Better Together’s Co-Chairmen, Ambassador Bert Walker & Joe Adorjan, submitted this guest column that was published in the July 11, 2017 edition of the St. Louis Post-Dispatch.
Recently, the Ellisville City Council voted to place a measure on the ballot regarding St. Louis city and county reunification and recommended opposing any such reunification. While their effort was not the first of this kind, it is disappointing. The topic of regional fragmentation and dysfunction is an important one and it is precisely why Better Together was formed.
Over three years ago, a group of community, business and civic leaders formed Better Together in response to the decline in population and lack of economic growth across the St. Louis region. The result of our organization’s work is the most comprehensive source of data and research on how St. Louis city, St. Louis County and its 89 municipalities function as a region. This research shows that the St. Louis region spends over $750 million more per year on municipal services than comparable regions. While this figure is staggering, it is of equal concern that this overspending has not contributed to a thriving region with superior services and growing economic opportunity.
In June, Better Together released an updated report that shows overspending is growing rapidly, specifically $119 million in increased spending in the past three years alone.
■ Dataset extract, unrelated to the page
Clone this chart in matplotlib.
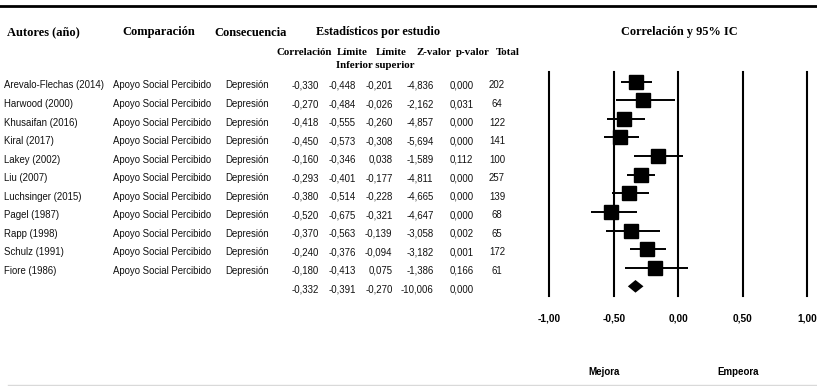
import numpy as np
import matplotlib
matplotlib.use('Agg')
from matplotlib import pyplot as plt

autores = ["Arevalo-Flechas (2014)", "Harwood (2000)", "Khusaifan (2016)", "Kiral (2017)",
           "Lakey (2002)", "Liu (2007)", "Luchsinger (2015)", "Pagel (1987)",
           "Rapp (1998)", "Schulz (1991)", "Fiore (1986)"]
comparacion = "Apoyo Social Percibido"
consecuencia = "Depresión"
correlacion = [-0.330, -0.270, -0.418, -0.450, -0.160, -0.293, -0.380, -0.520, -0.370, -0.240, -0.180]
lim_inf = [-0.448, -0.484, -0.555, -0.573, -0.346, -0.401, -0.514, -0.675, -0.563, -0.376, -0.413]
lim_sup = [-0.201, -0.026, -0.260, -0.308, 0.038, -0.177, -0.228, -0.321, -0.139, -0.094, 0.075]
z_valor = [-4.836, -2.162, -4.857, -5.694, -1.589, -4.811, -4.665, -4.647, -3.058, -3.182, -1.386]
p_valor = [0.000, 0.031, 0.000, 0.000, 0.112, 0.000, 0.000, 0.000, 0.002, 0.001, 0.166]
total = [202, 64, 122, 141, 100, 257, 139, 68, 65, 172, 61]
# efecto combinado
resumen = [-0.332, -0.391, -0.270, -10.006, 0.000]
ticks = [-1.0, -0.5, 0.0, 0.5, 1.0]

sans = 'Liberation Sans'
serif = 'Liberation Serif'


def fmt(v):
    return f"{v:.3f}".replace('.', ',')


fig = plt.figure(figsize=(8.17, 3.86), dpi=100)
bg = fig.add_axes([0, 0, 1, 1])
bg.set_xlim(0, 817)
bg.set_ylim(386, 0)
bg.axis('off')

# lineas de arriba y abajo
bg.plot([0, 817], [6, 6], color='black', lw=2)
bg.plot([8, 817], [385, 385], color='#d9d9d9', lw=1)

# cabeceras
hd = dict(family=serif, weight='bold', va='center', color='black')
bg.text(7, 32.5, "Autores (año)", ha='left', fontsize=9.0, **hd)
bg.text(158.3, 32.5, "Comparación", ha='center', fontsize=9.0, **hd)
bg.text(251, 32.5, "Consecuencia", ha='center', fontsize=9.0, **hd)
bg.text(378, 31.5, "Estadísticos por estudio", ha='center', fontsize=8.8, **hd)
bg.text(679, 32, "Correlación y 95% IC", ha='center', fontsize=8.8, **hd)

sub = ["Correlación", "Límite", "Límite", "Z-valor", "p-valor", "Total"]
sub_x = [303.8, 352.5, 391.7, 434.3, 473.3, 507.5]
for s, x in zip(sub, sub_x):
    bg.text(x, 52.7, s, ha='center', fontsize=7.8, **hd)
bg.text(375.5, 65.5, "Inferior superior", ha='center', fontsize=7.8, **hd)

# filas de la tabla
tx = dict(family=sans, fontsize=6.9, va='center', color='#111111')
col_x = [319, 356, 392.5, 433.5, 473.3]
for i in range(len(autores)):
    y = 85.5 + 18.53 * i
    bg.text(4, y, autores[i], ha='left', **tx)
    bg.text(112.6, y, comparacion, ha='left', **tx)
    bg.text(225.5, y, consecuencia, ha='left', **tx)
    vals = [correlacion[i], lim_inf[i], lim_sup[i], z_valor[i], p_valor[i]]
    for v, x in zip(vals, col_x):
        bg.text(x, y, fmt(v), ha='right', **tx)
    bg.text(497, y, str(total[i]), ha='center', **tx)
y = 85.5 + 18.53 * len(autores)
for v, x in zip(resumen, col_x):
    bg.text(x, y, fmt(v), ha='right', **tx)

# forest plot
ax = fig.add_axes([549.3 / 817, (386 - 296) / 386, 258 / 817, 224 / 386])
ax.set_xlim(-1, 1)
ax.set_ylim(11.52, -0.52)
for t in ticks:
    ax.axvline(t, color='black', lw=1.5, clip_on=False)

filas = np.arange(len(autores))
ax.hlines(filas, lim_inf, lim_sup, color='black', lw=1.4)
ax.plot(correlacion, filas, 's', color='black', markersize=9.5)

yd = len(autores)
ax.fill([resumen[1], resumen[0], resumen[2], resumen[0]],
        [yd, yd - 0.34, yd, yd + 0.34], color='black', lw=0)

ax.set_xticks(ticks)
ax.set_xticklabels([fmt(t)[:-1] for t in ticks], family=sans, weight='bold',
                   fontsize=7.3, color='black')
ax.tick_params(axis='x', length=0, pad=12.5)
ax.set_yticks([])
for sp in ax.spines.values():
    sp.set_visible(False)
ax.patch.set_alpha(0)

bg.text(604, 372, "Mejora", ha='center', va='center', family=sans, weight='bold', fontsize=7)
bg.text(738, 372, "Empeora", ha='center', va='center', family=sans, weight='bold', fontsize=7)

fig.savefig('out.png', dpi=100)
This increase was the result of exactly 100 tax increases in the St. Louis city and county region over the past five years. It is increasingly clear that our current structure is unsustainable.
In response to this research, Better Together, with the support of County Executive Steve Stenger and Mayor Lyda Krewson, formed a task force to identify best practices and possible reforms to our current structure. The task force is led by Suzanne Sitherwood, the CEO of Spire; Arindam Kar, a partner at the law firm of Bryan Cave; and Dr. Will Ross, a physician and assistant dean for diversity at Washington University School of Medicine. This talented group of leaders will spend the next year examining options for the St. Louis region. This process will include comprehensive outreach designed to get feedback from citizens throughout the area. At the end of this yearlong effort, recommendations will be made to the public for further discussion and hopefully, action.
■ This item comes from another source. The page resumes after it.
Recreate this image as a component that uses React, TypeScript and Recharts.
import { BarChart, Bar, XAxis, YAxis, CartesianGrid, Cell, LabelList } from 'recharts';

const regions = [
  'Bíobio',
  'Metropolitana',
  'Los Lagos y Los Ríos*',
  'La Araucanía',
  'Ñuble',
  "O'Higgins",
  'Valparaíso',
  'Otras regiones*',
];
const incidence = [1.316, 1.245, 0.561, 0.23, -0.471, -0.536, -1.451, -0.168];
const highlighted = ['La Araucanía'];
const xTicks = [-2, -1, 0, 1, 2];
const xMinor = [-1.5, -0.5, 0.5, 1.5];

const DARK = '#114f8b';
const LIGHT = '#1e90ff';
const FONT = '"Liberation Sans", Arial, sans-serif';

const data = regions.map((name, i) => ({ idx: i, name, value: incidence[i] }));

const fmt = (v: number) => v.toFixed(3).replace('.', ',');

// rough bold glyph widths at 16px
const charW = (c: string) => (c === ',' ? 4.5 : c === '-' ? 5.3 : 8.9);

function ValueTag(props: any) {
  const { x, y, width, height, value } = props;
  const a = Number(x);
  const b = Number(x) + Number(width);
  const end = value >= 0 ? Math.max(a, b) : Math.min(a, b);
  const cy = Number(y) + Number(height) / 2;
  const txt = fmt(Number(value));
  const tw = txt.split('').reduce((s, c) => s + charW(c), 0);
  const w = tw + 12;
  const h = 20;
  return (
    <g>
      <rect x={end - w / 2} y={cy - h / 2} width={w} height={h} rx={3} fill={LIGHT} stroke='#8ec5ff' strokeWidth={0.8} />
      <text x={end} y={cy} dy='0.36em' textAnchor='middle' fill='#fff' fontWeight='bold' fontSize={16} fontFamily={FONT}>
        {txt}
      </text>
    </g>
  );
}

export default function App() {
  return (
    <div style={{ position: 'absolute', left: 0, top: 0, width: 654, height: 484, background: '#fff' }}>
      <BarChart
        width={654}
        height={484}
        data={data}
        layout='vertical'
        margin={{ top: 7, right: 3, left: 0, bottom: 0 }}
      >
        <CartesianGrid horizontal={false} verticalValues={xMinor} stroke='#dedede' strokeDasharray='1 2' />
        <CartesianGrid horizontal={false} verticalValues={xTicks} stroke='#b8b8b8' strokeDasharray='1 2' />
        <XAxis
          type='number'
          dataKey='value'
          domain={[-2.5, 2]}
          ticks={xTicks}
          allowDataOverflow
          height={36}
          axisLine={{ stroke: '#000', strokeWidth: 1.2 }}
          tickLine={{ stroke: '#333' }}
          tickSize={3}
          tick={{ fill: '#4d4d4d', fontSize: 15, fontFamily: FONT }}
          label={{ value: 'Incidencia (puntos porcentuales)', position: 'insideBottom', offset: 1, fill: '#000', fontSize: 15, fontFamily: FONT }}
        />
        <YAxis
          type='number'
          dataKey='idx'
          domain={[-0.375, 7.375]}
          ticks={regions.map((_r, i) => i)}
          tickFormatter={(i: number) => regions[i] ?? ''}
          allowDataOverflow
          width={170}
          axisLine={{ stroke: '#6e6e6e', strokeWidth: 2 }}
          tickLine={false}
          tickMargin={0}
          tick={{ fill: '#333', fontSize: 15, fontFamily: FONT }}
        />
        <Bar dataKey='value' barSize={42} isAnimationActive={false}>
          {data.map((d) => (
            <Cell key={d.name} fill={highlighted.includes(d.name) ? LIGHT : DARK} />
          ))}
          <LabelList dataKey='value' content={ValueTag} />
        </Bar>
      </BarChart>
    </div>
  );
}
This is a serious conversation. And a difficult one. Better Together’s research has demonstrated how our current fragmented structure has caused unproductive internal competition and troubling disparities in service provision. These problems hold us back from reaching our immense potential as a region, and so this conversation is one that must be had.
It is concerning that the city council of Ellisville would oppose the yearlong study endorsed by the county executive of St. Louis County and the mayor of St. Louis. Better Together, along with citizens and regional leaders, have worked hard over the past three years to create reports that are data-driven, comprehensive and objective.
We understand the concerns of the elected officials. Change can be intimidating. However, as the former mayor of Louisville, Jerry Abramson, so eloquently stated, “You cannot have a growing, thriving region in the 21st century with a 19th century structure.”
This is a pivotal moment for the St. Louis region. The declines in population in both the city and the county, as well as the absence of economic growth in the region, require action. We cannot be a region impeded by fear of change. We must instead be one driven forward with a bold, informed and unified vision.
We cannot continue to stand by idly as we watch generations of our children and grandchildren leave to pursue careers in other growing regions. We must not dwell solely on accomplishments of the past at the expense of looking forward and investing in the infrastructure necessary to compete in a 21st century global economy.
It has been said that if you want to go quickly, go alone; and if you want to go far, go together. Whatever our path forward, it must be bold, data-driven and most importantly, together. That path can only be determined if we are brave enough to have difficult conversations and possess the will to change. We truly hope that the leadership and residents throughout St. Louis County and the City of St. Louis will take part in this important conversation.